What is needed: Reproduce the data exactly and drop any pictures it holds.

Data listing:
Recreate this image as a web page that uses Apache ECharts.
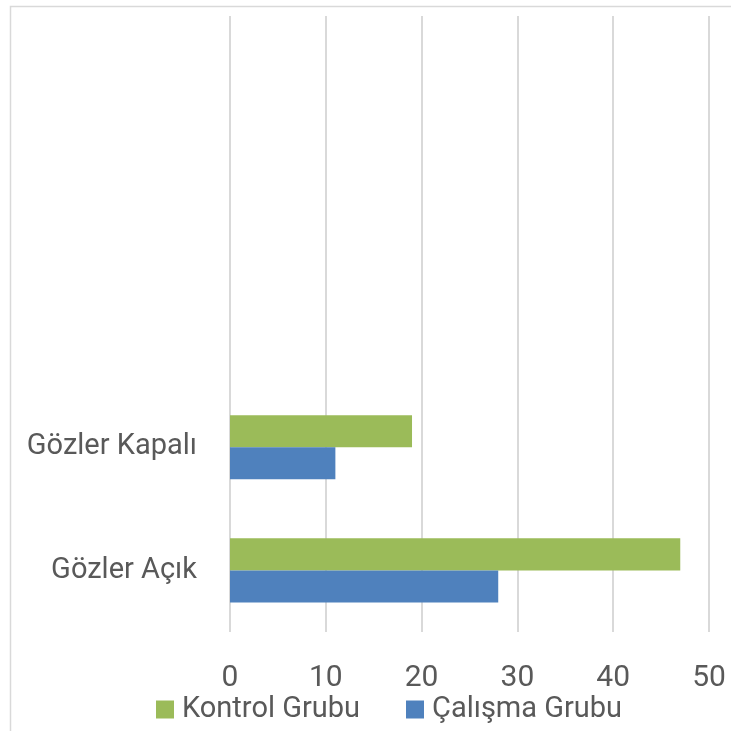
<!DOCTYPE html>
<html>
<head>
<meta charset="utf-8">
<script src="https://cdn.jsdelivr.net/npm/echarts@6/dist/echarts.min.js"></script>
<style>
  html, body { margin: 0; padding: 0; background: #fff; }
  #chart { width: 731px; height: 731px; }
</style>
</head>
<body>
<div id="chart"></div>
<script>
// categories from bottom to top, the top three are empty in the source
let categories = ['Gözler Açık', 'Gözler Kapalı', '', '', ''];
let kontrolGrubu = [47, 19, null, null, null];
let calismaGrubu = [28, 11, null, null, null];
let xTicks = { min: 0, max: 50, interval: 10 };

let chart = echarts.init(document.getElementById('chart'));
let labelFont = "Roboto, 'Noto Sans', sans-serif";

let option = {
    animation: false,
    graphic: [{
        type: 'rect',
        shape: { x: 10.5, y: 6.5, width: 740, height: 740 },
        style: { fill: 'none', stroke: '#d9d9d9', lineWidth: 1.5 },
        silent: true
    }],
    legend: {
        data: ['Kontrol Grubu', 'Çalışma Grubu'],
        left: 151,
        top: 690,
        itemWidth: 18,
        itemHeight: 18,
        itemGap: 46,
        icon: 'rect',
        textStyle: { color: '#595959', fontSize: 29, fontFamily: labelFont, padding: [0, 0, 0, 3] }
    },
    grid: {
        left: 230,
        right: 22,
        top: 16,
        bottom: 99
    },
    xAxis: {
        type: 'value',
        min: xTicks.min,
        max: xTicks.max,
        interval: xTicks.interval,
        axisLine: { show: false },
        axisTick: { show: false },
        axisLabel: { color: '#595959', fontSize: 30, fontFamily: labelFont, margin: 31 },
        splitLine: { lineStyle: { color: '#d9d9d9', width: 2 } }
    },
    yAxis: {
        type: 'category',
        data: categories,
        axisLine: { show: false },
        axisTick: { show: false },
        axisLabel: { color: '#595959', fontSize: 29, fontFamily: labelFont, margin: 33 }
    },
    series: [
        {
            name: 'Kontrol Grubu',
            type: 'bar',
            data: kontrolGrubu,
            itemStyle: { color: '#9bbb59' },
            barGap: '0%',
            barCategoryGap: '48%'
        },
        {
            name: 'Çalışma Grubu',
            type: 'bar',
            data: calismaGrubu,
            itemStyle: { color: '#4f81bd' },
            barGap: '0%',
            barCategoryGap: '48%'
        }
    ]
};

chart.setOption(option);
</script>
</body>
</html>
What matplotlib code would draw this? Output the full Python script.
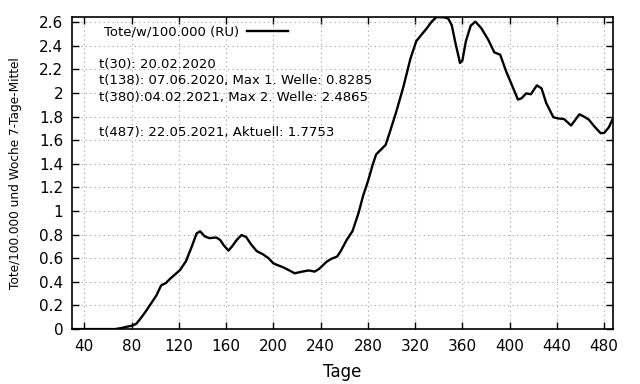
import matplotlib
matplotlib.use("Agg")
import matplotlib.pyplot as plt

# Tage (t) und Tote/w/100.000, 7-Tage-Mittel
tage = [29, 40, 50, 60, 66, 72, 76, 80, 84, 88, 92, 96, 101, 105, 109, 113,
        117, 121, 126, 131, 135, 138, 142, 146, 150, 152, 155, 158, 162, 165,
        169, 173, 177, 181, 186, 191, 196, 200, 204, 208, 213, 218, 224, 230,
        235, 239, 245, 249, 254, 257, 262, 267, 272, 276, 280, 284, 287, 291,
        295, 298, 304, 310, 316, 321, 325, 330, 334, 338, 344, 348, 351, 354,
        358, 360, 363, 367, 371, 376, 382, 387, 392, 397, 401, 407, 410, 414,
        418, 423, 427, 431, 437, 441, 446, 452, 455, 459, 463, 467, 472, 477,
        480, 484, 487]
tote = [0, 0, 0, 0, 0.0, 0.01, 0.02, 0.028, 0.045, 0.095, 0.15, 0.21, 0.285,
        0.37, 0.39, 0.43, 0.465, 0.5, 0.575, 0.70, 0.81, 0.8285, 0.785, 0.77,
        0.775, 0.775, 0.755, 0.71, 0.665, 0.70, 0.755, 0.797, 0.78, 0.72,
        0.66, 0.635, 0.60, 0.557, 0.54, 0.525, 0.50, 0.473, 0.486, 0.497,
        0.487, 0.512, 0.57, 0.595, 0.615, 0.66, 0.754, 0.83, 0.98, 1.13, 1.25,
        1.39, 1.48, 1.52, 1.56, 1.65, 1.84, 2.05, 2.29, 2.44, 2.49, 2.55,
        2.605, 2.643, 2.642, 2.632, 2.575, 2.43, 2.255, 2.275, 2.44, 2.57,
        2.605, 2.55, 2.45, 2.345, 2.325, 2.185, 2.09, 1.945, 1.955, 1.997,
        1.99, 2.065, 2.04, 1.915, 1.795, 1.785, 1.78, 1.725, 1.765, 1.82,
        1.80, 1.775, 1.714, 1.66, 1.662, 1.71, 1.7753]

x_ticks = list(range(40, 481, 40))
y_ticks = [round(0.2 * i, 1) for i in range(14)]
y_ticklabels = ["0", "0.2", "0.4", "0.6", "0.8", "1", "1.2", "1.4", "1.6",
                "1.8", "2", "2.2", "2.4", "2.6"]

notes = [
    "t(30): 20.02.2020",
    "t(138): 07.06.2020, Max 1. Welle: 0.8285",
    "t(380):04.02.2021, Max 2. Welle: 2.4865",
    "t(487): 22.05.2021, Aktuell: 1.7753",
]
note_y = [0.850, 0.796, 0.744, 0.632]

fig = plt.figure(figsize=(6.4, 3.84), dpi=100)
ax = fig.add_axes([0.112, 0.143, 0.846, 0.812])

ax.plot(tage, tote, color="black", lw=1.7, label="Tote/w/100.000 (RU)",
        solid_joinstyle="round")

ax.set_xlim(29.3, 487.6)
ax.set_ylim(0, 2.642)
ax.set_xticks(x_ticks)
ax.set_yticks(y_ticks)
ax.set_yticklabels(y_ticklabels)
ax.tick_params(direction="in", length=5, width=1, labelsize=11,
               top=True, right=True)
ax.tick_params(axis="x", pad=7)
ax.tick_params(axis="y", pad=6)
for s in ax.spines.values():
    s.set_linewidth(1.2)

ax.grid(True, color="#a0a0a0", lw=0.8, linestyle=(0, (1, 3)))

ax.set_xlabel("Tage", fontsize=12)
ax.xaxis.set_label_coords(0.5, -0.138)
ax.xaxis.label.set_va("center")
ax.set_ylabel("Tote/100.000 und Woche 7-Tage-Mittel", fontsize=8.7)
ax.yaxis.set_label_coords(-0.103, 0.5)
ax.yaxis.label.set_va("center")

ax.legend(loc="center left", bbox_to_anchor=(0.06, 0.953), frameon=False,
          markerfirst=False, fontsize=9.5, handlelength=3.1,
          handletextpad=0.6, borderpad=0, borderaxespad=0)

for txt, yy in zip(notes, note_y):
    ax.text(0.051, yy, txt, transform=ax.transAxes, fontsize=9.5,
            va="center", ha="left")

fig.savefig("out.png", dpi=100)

Output below:
Recreate this image as a web page that uses Apache ECharts.
<!DOCTYPE html>
<html>
<head>
<meta charset="utf-8">
<script src="https://cdn.jsdelivr.net/npm/echarts@6/dist/echarts.min.js"></script>
<style>
  html, body { margin: 0; padding: 0; background: #fff; }
  #chart { width: 731px; height: 731px; }
</style>
</head>
<body>
<div id="chart"></div>
<script>
// categories from bottom to top, the top three are empty in the source
let categories = ['Gözler Açık', 'Gözler Kapalı', '', '', ''];
let kontrolGrubu = [47, 19, null, null, null];
let calismaGrubu = [28, 11, null, null, null];
let xTicks = { min: 0, max: 50, interval: 10 };

let chart = echarts.init(document.getElementById('chart'));
let labelFont = "Roboto, 'Noto Sans', sans-serif";

let option = {
    animation: false,
    graphic: [{
        type: 'rect',
        shape: { x: 10.5, y: 6.5, width: 740, height: 740 },
        style: { fill: 'none', stroke: '#d9d9d9', lineWidth: 1.5 },
        silent: true
    }],
    legend: {
        data: ['Kontrol Grubu', 'Çalışma Grubu'],
        left: 151,
        top: 690,
        itemWidth: 18,
        itemHeight: 18,
        itemGap: 46,
        icon: 'rect',
        textStyle: { color: '#595959', fontSize: 29, fontFamily: labelFont, padding: [0, 0, 0, 3] }
    },
    grid: {
        left: 230,
        right: 22,
        top: 16,
        bottom: 99
    },
    xAxis: {
        type: 'value',
        min: xTicks.min,
        max: xTicks.max,
        interval: xTicks.interval,
        axisLine: { show: false },
        axisTick: { show: false },
        axisLabel: { color: '#595959', fontSize: 30, fontFamily: labelFont, margin: 31 },
        splitLine: { lineStyle: { color: '#d9d9d9', width: 2 } }
    },
    yAxis: {
        type: 'category',
        data: categories,
        axisLine: { show: false },
        axisTick: { show: false },
        axisLabel: { color: '#595959', fontSize: 29, fontFamily: labelFont, margin: 33 }
    },
    series: [
        {
            name: 'Kontrol Grubu',
            type: 'bar',
            data: kontrolGrubu,
            itemStyle: { color: '#9bbb59' },
            barGap: '0%',
            barCategoryGap: '48%'
        },
        {
            name: 'Çalışma Grubu',
            type: 'bar',
            data: calismaGrubu,
            itemStyle: { color: '#4f81bd' },
            barGap: '0%',
            barCategoryGap: '48%'
        }
    ]
};

chart.setOption(option);
</script>
</body>
</html>
What matplotlib code would draw this? Output the full Python script.
import matplotlib
matplotlib.use("Agg")
import matplotlib.pyplot as plt

# Tage (t) und Tote/w/100.000, 7-Tage-Mittel
tage = [29, 40, 50, 60, 66, 72, 76, 80, 84, 88, 92, 96, 101, 105, 109, 113,
        117, 121, 126, 131, 135, 138, 142, 146, 150, 152, 155, 158, 162, 165,
        169, 173, 177, 181, 186, 191, 196, 200, 204, 208, 213, 218, 224, 230,
        235, 239, 245, 249, 254, 257, 262, 267, 272, 276, 280, 284, 287, 291,
        295, 298, 304, 310, 316, 321, 325, 330, 334, 338, 344, 348, 351, 354,
        358, 360, 363, 367, 371, 376, 382, 387, 392, 397, 401, 407, 410, 414,
        418, 423, 427, 431, 437, 441, 446, 452, 455, 459, 463, 467, 472, 477,
        480, 484, 487]
tote = [0, 0, 0, 0, 0.0, 0.01, 0.02, 0.028, 0.045, 0.095, 0.15, 0.21, 0.285,
        0.37, 0.39, 0.43, 0.465, 0.5, 0.575, 0.70, 0.81, 0.8285, 0.785, 0.77,
        0.775, 0.775, 0.755, 0.71, 0.665, 0.70, 0.755, 0.797, 0.78, 0.72,
        0.66, 0.635, 0.60, 0.557, 0.54, 0.525, 0.50, 0.473, 0.486, 0.497,
        0.487, 0.512, 0.57, 0.595, 0.615, 0.66, 0.754, 0.83, 0.98, 1.13, 1.25,
        1.39, 1.48, 1.52, 1.56, 1.65, 1.84, 2.05, 2.29, 2.44, 2.49, 2.55,
        2.605, 2.643, 2.642, 2.632, 2.575, 2.43, 2.255, 2.275, 2.44, 2.57,
        2.605, 2.55, 2.45, 2.345, 2.325, 2.185, 2.09, 1.945, 1.955, 1.997,
        1.99, 2.065, 2.04, 1.915, 1.795, 1.785, 1.78, 1.725, 1.765, 1.82,
        1.80, 1.775, 1.714, 1.66, 1.662, 1.71, 1.7753]

x_ticks = list(range(40, 481, 40))
y_ticks = [round(0.2 * i, 1) for i in range(14)]
y_ticklabels = ["0", "0.2", "0.4", "0.6", "0.8", "1", "1.2", "1.4", "1.6",
                "1.8", "2", "2.2", "2.4", "2.6"]

notes = [
    "t(30): 20.02.2020",
    "t(138): 07.06.2020, Max 1. Welle: 0.8285",
    "t(380):04.02.2021, Max 2. Welle: 2.4865",
    "t(487): 22.05.2021, Aktuell: 1.7753",
]
note_y = [0.850, 0.796, 0.744, 0.632]

fig = plt.figure(figsize=(6.4, 3.84), dpi=100)
ax = fig.add_axes([0.112, 0.143, 0.846, 0.812])

ax.plot(tage, tote, color="black", lw=1.7, label="Tote/w/100.000 (RU)",
        solid_joinstyle="round")

ax.set_xlim(29.3, 487.6)
ax.set_ylim(0, 2.642)
ax.set_xticks(x_ticks)
ax.set_yticks(y_ticks)
ax.set_yticklabels(y_ticklabels)
ax.tick_params(direction="in", length=5, width=1, labelsize=11,
               top=True, right=True)
ax.tick_params(axis="x", pad=7)
ax.tick_params(axis="y", pad=6)
for s in ax.spines.values():
    s.set_linewidth(1.2)

ax.grid(True, color="#a0a0a0", lw=0.8, linestyle=(0, (1, 3)))

ax.set_xlabel("Tage", fontsize=12)
ax.xaxis.set_label_coords(0.5, -0.138)
ax.xaxis.label.set_va("center")
ax.set_ylabel("Tote/100.000 und Woche 7-Tage-Mittel", fontsize=8.7)
ax.yaxis.set_label_coords(-0.103, 0.5)
ax.yaxis.label.set_va("center")

ax.legend(loc="center left", bbox_to_anchor=(0.06, 0.953), frameon=False,
          markerfirst=False, fontsize=9.5, handlelength=3.1,
          handletextpad=0.6, borderpad=0, borderaxespad=0)

for txt, yy in zip(notes, note_y):
    ax.text(0.051, yy, txt, transform=ax.transAxes, fontsize=9.5,
            va="center", ha="left")

fig.savefig("out.png", dpi=100)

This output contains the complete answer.